Welcome to the last, and most important, in my series of posts on metrics unique to Enterprise-Driven B2B Networks.  The last metric, buyers per supplier, is easy to calculate if your platform is architected as a network. (If you did not architect your platform so suppliers have one account for all buyers, shame on you.)

Suppliers Per Buyer

Every enterprise-driven B2B network proudly tells you they are great at enabling your enterprise’s suppliers.  Whether it is to drive adoption of electronic POs, Invoices, payments, or supplier information management compliance, the network will give you plenty of references of how many suppliers they have enabled for other buyers.  Don’t get me wrong,  the number of suppliers per buyer is really important.  For instance, suppliers per buyer tells you how:

  • good a portal the platform is from the buyer’s perspective,
  • good the platform’s modified CAC/LTV is, and
  • fast the platform will likely grow as they add buyers

Again, these are super-important aspects of the platform.  But suppliers per buyer does not tell you much about the network effect the platform is achieving.  For that, you need to know the opposite ratio:  Buyers per supplier.  (And buyers per supplier is not just the inverse of suppliers per buyer.  English works that way, the math does not!)

Buyers per Supplier

What you want to know is: for each supplier on the network how many different buyers are they actively interacting with (over some periodic basis like a year)?  If a supplier has only one buyer on your network are you a network to them, or are you a nuisance?

The more buyers a supplier has on the network, the:

-lower the cost to acquire them (CAC for suppliers)

-lower the cost to serve the supplier

-higher the retention rate for suppliers

-higher the suppliers’ NPS will be

In SaaS-speak this all adds up to a much better LTV/CAC ratio for the supplier part of your network.  Finally,  I would bet the higher the ratio of buyers to suppliers, the more likely the platform can sell suppliers other services of value!

This ratio of buyers per supplier is critically important.  Yet, I cannot tell you how many B2B networks have never analyzed their business this way.
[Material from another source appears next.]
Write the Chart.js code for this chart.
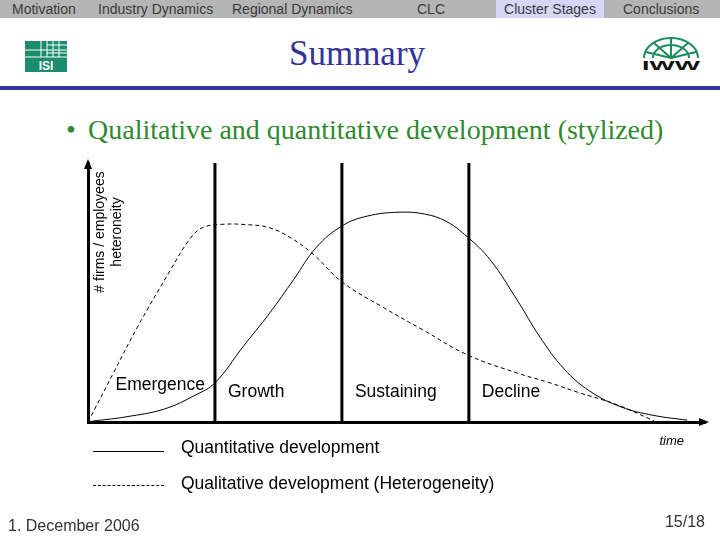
<!DOCTYPE html>
<html>
<head>
<meta charset="utf-8">
<script src="https://cdn.jsdelivr.net/npm/chart.js@4.4.1/dist/chart.umd.min.js"></script>
<style>
  body { margin: 0; background: #fff; }
  #slide { position: relative; width: 720px; height: 540px; overflow: hidden; font-family: "Liberation Sans", Arial, sans-serif; }
  #nav { position: absolute; left: 0; top: 0; width: 720px; height: 18px; background: #b5b5b5; }
  #nav span { position: absolute; top: 0; height: 18px; line-height: 18px; font-size: 14px; color: #3a3a3a; }
  #nav .on { background: #d6d6f6; }
  #title { position: absolute; left: 0; width: 714px; top: 34px; text-align: center; font-family: "Liberation Serif", "Times New Roman", serif; font-size: 35px; color: #333399; }
  #rule { position: absolute; left: 0; top: 86px; width: 720px; height: 4px; background: #333399; }
  .bul { position: absolute; top: 114px; font-family: "Liberation Serif", "Times New Roman", serif; font-size: 28px; color: #2f8a2f; white-space: nowrap; }
  #chart { position: absolute; left: 0; top: 0; }
  .leg { position: absolute; font-size: 17.5px; color: #000; white-space: nowrap; }
  .legline { position: absolute; left: 93px; width: 71px; height: 0; }
  .foot { position: absolute; font-size: 16px; color: #333; }
</style>
</head>
<body>
<div id="slide">
  <div id="nav">
    <span style="left:12px">Motivation</span>
    <span style="left:98px">Industry Dynamics</span>
    <span style="left:232px">Regional Dynamics</span>
    <span style="left:417px">CLC</span>
    <span class="on" style="left:496px;width:108px;text-align:center">Cluster Stages</span>
    <span style="left:623px">Conclusions</span>
  </div>
  <svg style="position:absolute;left:25px;top:41px" width="42" height="31">
    <rect x="0" y="0" width="42" height="31" fill="#1b8c6c"/>
    <g stroke="#fff" stroke-width="1">
      <line x1="0" y1="9" x2="42" y2="9"/><line x1="0" y1="16" x2="42" y2="16"/>
      <line x1="16" y1="0" x2="16" y2="16"/>
      <line x1="22" y1="0" x2="22" y2="16"/><line x1="28" y1="0" x2="28" y2="16"/>
      <line x1="34" y1="0" x2="34" y2="16"/><line x1="22" y1="4" x2="42" y2="4"/>
      <line x1="22" y1="12" x2="42" y2="12"/>
    </g>
    <text x="21" y="29" font-family="Liberation Sans, Arial" font-weight="bold" font-size="12" fill="#fff" text-anchor="middle">ISI</text>
  </svg>
  <svg style="position:absolute;left:639px;top:37px" width="64" height="34">
    <g fill="none" stroke="#1b8c5c" stroke-width="2">
      <path d="M5 21 A27 20 0 0 1 59 21"/>
      <path d="M14 21 A18 13 0 0 1 50 21"/>
      <line x1="32" y1="21" x2="32" y2="1"/><line x1="32" y1="21" x2="15" y2="6"/>
      <line x1="32" y1="21" x2="49" y2="6"/><line x1="32" y1="21" x2="7" y2="15"/>
      <line x1="32" y1="21" x2="57" y2="15"/>
    </g>
    <text x="32" y="33" font-family="Liberation Sans, Arial" font-weight="900" font-size="13" fill="#111" text-anchor="middle" textLength="58" lengthAdjust="spacingAndGlyphs">IWW</text>
  </svg>
  <div id="title">Summary</div>
  <div id="rule"></div>
  <div class="bul" style="left:66px">&bull;</div>
  <div class="bul" style="left:88px">Qualitative and quantitative development (stylized)</div>
  <canvas id="chart" width="720" height="540"></canvas>
  <div class="legline" style="top:451px;border-top:1px solid #000"></div>
  <div class="leg" style="left:181px;top:437px">Quantitative development</div>
  <div class="legline" style="top:485px;border-top:1px dashed #000"></div>
  <div class="leg" style="left:181px;top:473px">Qualitative development (Heterogeneity)</div>
  <div class="foot" style="left:8px;top:517px">1. December 2006</div>
  <div class="foot" style="right:15px;top:513px">15/18</div>
</div>
<script>
// stylized curves, x = time (1 unit per stage), y = 0..100
const quantX = [0.03, 0.3, 0.6, 0.85, 1.0, 1.22, 1.43, 1.62, 1.8, 2.0, 2.2, 2.45, 2.65, 2.82, 2.99, 3.17, 3.38, 3.56, 3.75, 3.95, 4.2, 4.45, 4.72];
const quantY = [0.3, 2, 5, 10.5, 15.1, 29, 42, 55, 67.5, 75.7, 79.5, 81, 80.3, 77.5, 71.4, 62.5, 47.1, 32.8, 20.5, 12, 5.8, 2.6, 0.7];
const qualX = [0, 0.2, 0.39, 0.65, 0.8, 0.9, 1.05, 1.25, 1.43, 1.6, 1.78, 2.0, 2.32, 2.64, 2.99, 3.38, 3.64, 3.85, 4.17, 4.46];
const qualY = [0, 18.9, 36.7, 58.7, 70.5, 75, 76.3, 76.2, 75, 71, 64.5, 54.1, 44.4, 35.5, 25.9, 18.9, 15.1, 11.6, 6.6, 0.4];
const stageBounds = [1, 2, 3];
const stageNames = ['Emergence', 'Growth', 'Sustaining', 'Decline'];
const xMax = 4.86;
const yMax = 100;

const toPts = (xs, ys) => xs.map((x, i) => ({ x: x, y: ys[i] }));

const datasets = [
    {
        label: 'Quantitative development',
        data: toPts(quantX, quantY),
        borderColor: '#000', borderWidth: 1, pointRadius: 0,
        tension: 0.4, clip: false
    },
    {
        label: 'Qualitative development (Heterogeneity)',
        data: toPts(qualX, qualY),
        borderColor: '#000', borderWidth: 1, borderDash: [4, 3], pointRadius: 0,
        tension: 0.4, clip: false
    }
];
stageBounds.forEach(b => {
    datasets.push({
        data: [{ x: b, y: 0 }, { x: b, y: yMax }],
        borderColor: '#000', borderWidth: 3, pointRadius: 0, clip: false
    });
});

// arrows, stage names, y title, "time"
const decor = {
    id: 'decor',
    afterDraw(chart) {
        const ctx = chart.ctx;
        const xs = chart.scales.x;
        const left = chart.chartArea.left, bottom = chart.chartArea.bottom;
        const top = chart.chartArea.top, right = chart.chartArea.right;
        ctx.save();
        ctx.fillStyle = '#000';
        // arrow heads
        ctx.beginPath();
        ctx.moveTo(left, top - 4); ctx.lineTo(left - 4, top + 6); ctx.lineTo(left + 4, top + 6); ctx.closePath();
        ctx.fill();
        ctx.beginPath();
        ctx.moveTo(right + 4, bottom); ctx.lineTo(right - 6, bottom - 4); ctx.lineTo(right - 6, bottom + 4); ctx.closePath();
        ctx.fill();

        // stage names
        ctx.font = '17.5px "Liberation Sans", Arial, sans-serif';
        ctx.textBaseline = 'middle';
        ctx.textAlign = 'right';
        ctx.fillText(stageNames[0], xs.getPixelForValue(stageBounds[0]) - 10, 385);
        ctx.textAlign = 'left';
        for (let i = 1; i < stageNames.length; i++) {
            ctx.fillText(stageNames[i], xs.getPixelForValue(stageBounds[i - 1]) + 13, 392);
        }

        // y title
        ctx.font = '14px "Liberation Sans", Arial, sans-serif';
        ctx.textAlign = 'center';
        ctx.translate(left + 12, 232);
        ctx.rotate(-Math.PI / 2);
        ctx.fillText('# firms / employees', 0, 0);
        ctx.fillText('heteroneity', 0, 17);
        ctx.setTransform(1, 0, 0, 1, 0, 0);

        // time
        ctx.font = 'italic 13px "Liberation Sans", Arial, sans-serif';
        ctx.textAlign = 'right';
        ctx.fillText('time', 684, 441);
        ctx.restore();
    }
};

new Chart(document.getElementById('chart').getContext('2d'), {
    type: 'line',
    data: { datasets },
    options: {
        responsive: false,
        animation: false,
        layout: { padding: { left: 88, right: 15, top: 163, bottom: 118 } },
        plugins: { legend: { display: false }, tooltip: { enabled: false } },
        scales: {
            x: {
                type: 'linear', min: 0, max: xMax,
                grid: { display: false, drawTicks: false },
                ticks: { display: false },
                border: { display: true, color: '#000', width: 3 }
            },
            y: {
                min: 0, max: yMax,
                grid: { display: false, drawTicks: false },
                ticks: { display: false },
                border: { display: true, color: '#000', width: 3 }
            }
        }
    },
    plugins: [decor]
});
</script>
</body>
</html>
This ratio has enormous implications for platform architecture, data rights, product development, pricing, strategy—almost every aspect of the business.  I’d even venture to say this is the key metric that most separates the good enterprise-driven networks from the great ones.

(NB:  As I have mentioned in each prior post in this series, for Order to Cash networks, simply reverse the words “buyer” and “supplier”.)

Read on if you are a geek. (And, if you have read this far, you likely are one.)

Node Degrees

For those who are network nerds, the concept of buyers per supplier is called measuring the degree of the supplier nodes on networks.  An enterprise buyer acts as a hub, which is a node with a very high degree (e.g., lots of suppliers connected).  Often an enterprise’s suppliers may have a degree as low as 1.   (Meaning the supplier has only that one buyer on the network.)  A network with a thick distribution of suppliers with a degree much larger than one is typically a much healthier one.